A Quantic Dream volta a apostar no drama interactivo, em linha com os dois grandes impulsionadores do género: Fahrenheit e Heavy Rain. Chegou aos escaparates há não mais de uma semana, assegurando entretenimento intimista na obscuridade de um guião envolvente. Essencialmente, Beyond: Two Souls promete cinematografia.
Por oposição ao predecessor, Beyond circunscreve-se a uma heroína apenas. Não significa isto que a história seja menos intrincada, pelo contrário, desenrola-se de forma difusa, provocando alguma desorientação, por vezes até desconexão. Transversal é mesmo a beleza técnica, o ambiente envolvente e a perfeição de personagens construídas com impressionante atenção ao detalhe físico e à imperfeição humana da mente.
A história de Beyond: Two Souls pertence a Jodie Holmes, a trágico-heroína que vamos acompanhando, através de uma linha temporal quebrada em momentos chave. Ora a vemos menina, para depois a manipularmos enquanto adolescente, passando por jovem adulta, voltando novamente a episódios da infância. Este levantar do véu, de forma controlada numa lógica de vai-e-vem, produz dois efeitos paradoxais: suspense, aguçando a curiosidade, ao mesmo tempo permitindo entrelaçar acção com momentos mais introspectivos, contribuindo, contudo, para uma inegável sensação de perda de momentum.
Se, ao apreciar as feições de Jodie, ocorrer uma reminiscência à incontornável Ellie de The Last of Us, é meramente uma coincidência, muito discutida sem dúvida, mas nada mais do que um mero acaso. Ellen Paige, a Ariadne do filme de culto Inception, empresta o talento à heroína atormentada por um não-personagem, Aiden, uma força a ela interligada, que provoca o caos em seu torno e a transforma numa potencial ameaça sobrenatural. Contracenando com Willem Dafoe, outro nome sonante de Hollywood, Jodie é toda ela íman, porquanto rapidamente se torna num foco incrivelmente potenciador de compaixão.

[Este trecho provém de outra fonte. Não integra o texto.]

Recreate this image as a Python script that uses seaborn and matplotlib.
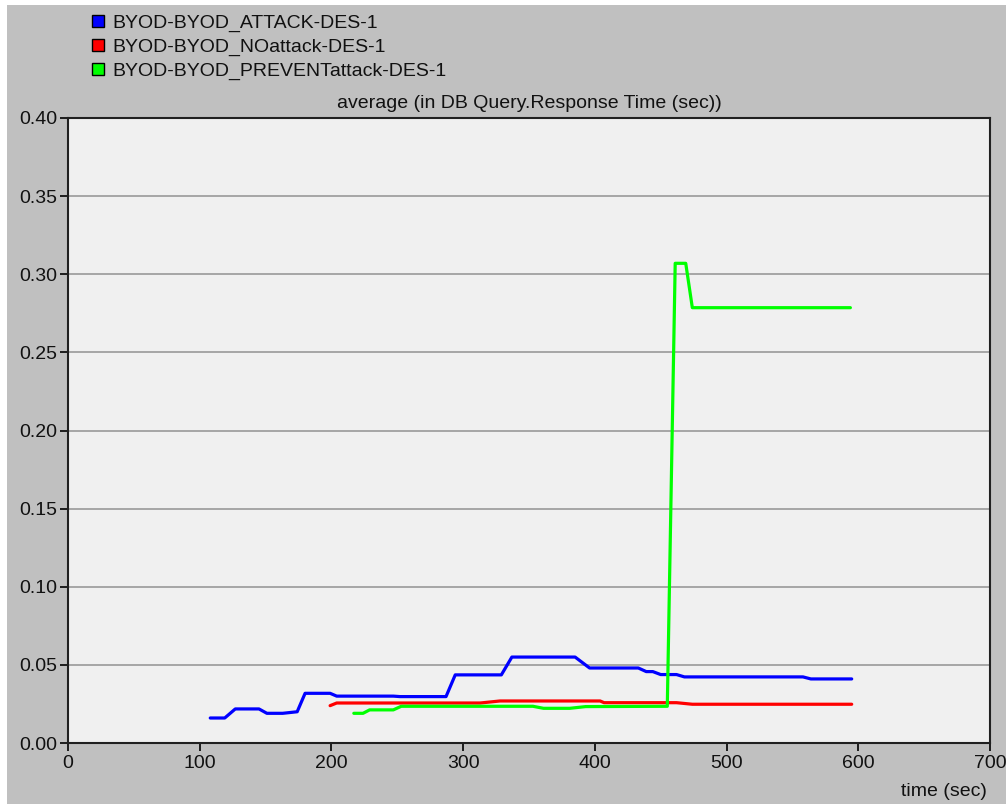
import matplotlib
matplotlib.use("Agg")
import matplotlib.pyplot as plt
from matplotlib.lines import Line2D
from matplotlib.patches import Rectangle
import seaborn as sns
import pandas as pd

# ---- data ----
series_names = ["BYOD-BYOD_ATTACK-DES-1", "BYOD-BYOD_NOattack-DES-1", "BYOD-BYOD_PREVENTattack-DES-1"]
series_colors = ["#0000ff", "#ff0000", "#00ff00"]

x_attack = [108, 119, 127, 145, 151, 163, 174, 180, 199, 204, 247, 252, 287, 294, 329, 337,
            385, 396, 433, 439, 444, 450, 462, 468, 558, 564, 595]
y_attack = [0.016, 0.016, 0.0218, 0.0218, 0.019, 0.019, 0.020, 0.0318, 0.0318, 0.030, 0.030,
            0.0297, 0.0297, 0.0436, 0.0436, 0.055, 0.055, 0.048, 0.048, 0.0457, 0.0457,
            0.0438, 0.0438, 0.0423, 0.0423, 0.041, 0.041]

x_noattack = [199, 204, 250, 313, 328, 404, 407, 426, 462, 474, 595]
y_noattack = [0.0239, 0.0256, 0.0256, 0.0256, 0.0269, 0.0269, 0.0258, 0.0258, 0.0258, 0.0248, 0.0248]

x_prevent = [217, 224, 229, 247, 253, 353, 361, 381, 393, 455, 461, 469, 474, 594]
y_prevent = [0.019, 0.019, 0.0212, 0.0212, 0.0235, 0.0235, 0.0222, 0.0222, 0.0233, 0.0235,
             0.307, 0.307, 0.2786, 0.2786]

x_ticks = [0, 100, 200, 300, 400, 500, 600, 700]
y_ticks = [0.00, 0.05, 0.10, 0.15, 0.20, 0.25, 0.30, 0.35, 0.40]
title_text = "average (in DB Query.Response Time (sec))"
xlabel_text = "time (sec)"

frames = []
for name, xs, ys in zip(series_names,
                        [x_attack, x_noattack, x_prevent],
                        [y_attack, y_noattack, y_prevent]):
    frames.append(pd.DataFrame({"time": xs, "value": ys, "series": name,
                                "order": range(len(xs))}))
df = pd.concat(frames, ignore_index=True)

sns.set_theme(style="white")
plt.rcParams["font.family"] = ["Liberation Sans", "DejaVu Sans"]

FS = 14
W, H = 1006, 806
fig = plt.figure(figsize=(W / 100, H / 100), dpi=100, facecolor="white")
# grey panel (white strip at left/top like the reference)
fig.patches.append(Rectangle((7 / W, 2 / H), 1 - 7 / W, 1 - 7 / H, transform=fig.transFigure,
                             facecolor="#c0c0c0", edgecolor="none", zorder=-10))

ax = fig.add_axes([68 / W, (H - 743) / H, (990 - 68) / W, (743 - 118) / H])
ax.set_facecolor("#f0f0f0")

sns.lineplot(data=df, x="time", y="value", hue="series", units="series",
             estimator=None, sort=False, palette=dict(zip(series_names, series_colors)),
             linewidth=2.3, legend=False, ax=ax, zorder=3)

ax.set_xlim(0, 700)
ax.set_ylim(0, 0.40)
ax.set_xticks(x_ticks)
ax.set_yticks(y_ticks)
ax.set_xticklabels([str(v) for v in x_ticks])
ax.set_yticklabels([f"{v:.2f}" for v in y_ticks])
ax.tick_params(axis="both", direction="out", length=6, width=1.2, color="black",
               labelsize=FS, labelcolor="#111111", left=True, bottom=True)
ax.tick_params(axis="y", pad=2)
ax.tick_params(axis="x", pad=3)
ax.yaxis.grid(True, color="#a0a0a0", linewidth=1.3)
ax.xaxis.grid(False)
ax.set_axisbelow(True)
for sp in ax.spines.values():
    sp.set_visible(True)
    sp.set_color("#202020")
    sp.set_linewidth(1.5)
ax.set_xlabel("")
ax.set_ylabel("")

fig.text(529 / W, 1 - 103 / H, title_text, ha="center", va="center", fontsize=FS,
         color="#111111")
fig.text(987 / W, 1 - 791 / H, xlabel_text, ha="right", va="center", fontsize=FS,
         color="#111111")

handles = [Line2D([], [], linestyle="none", marker="s", markersize=9,
                  markerfacecolor=c, markeredgecolor="black", markeredgewidth=1.0)
           for c in series_colors]
fig.legend(handles, series_names, loc="upper left", bbox_to_anchor=(77 / W, 1 - 1 / H),
           frameon=False, fontsize=FS, handlelength=0.8, handletextpad=0.3,
           labelspacing=0.3, borderpad=0.2, labelcolor="#111111")

fig.savefig("out.png", dpi=100, facecolor=fig.get_facecolor())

Para a jogabilidade, a produtora Quantic Dream não dá mostras de cartas na manga. É possível contar com os quick-time events, a que já nos habituaram Heavy Rain e Fahrenheit, bem como com inúmeras decisões ao longo de toda a trama. A possibilidade de escolha perante uma circunstância é, mais uma vez, um aspeto potencialmente genial preterido para uma característica nada mais que frustrante. Independentemente das escolhas feitas, o resultado permanecerá inalterado. Ter consciência disto mesmo, enquanto se define uma reação de Jodie, leva a que a envolvência fique apenas por metade: em vez de jogadores com poder interactivo, fica a desapontante sensação de que somos apenas meros espectadores.
Transferindo o ónus da heroína para Aiden, a misteriosa entidade conluiada com Jodie, é incontestável que a sua irreverência se destaca como um dos aspectos mais bem conseguidos de Beyond: Two Souls. Divertido no controlo e para o perder, Aiden é bem-vindo como metáfora que representa, transformando esta experiência numa inequivocamente única aventura. Embora por vezes frustrante, Beyond é electrizante e emotivo, sem dúvida um título a descobrir.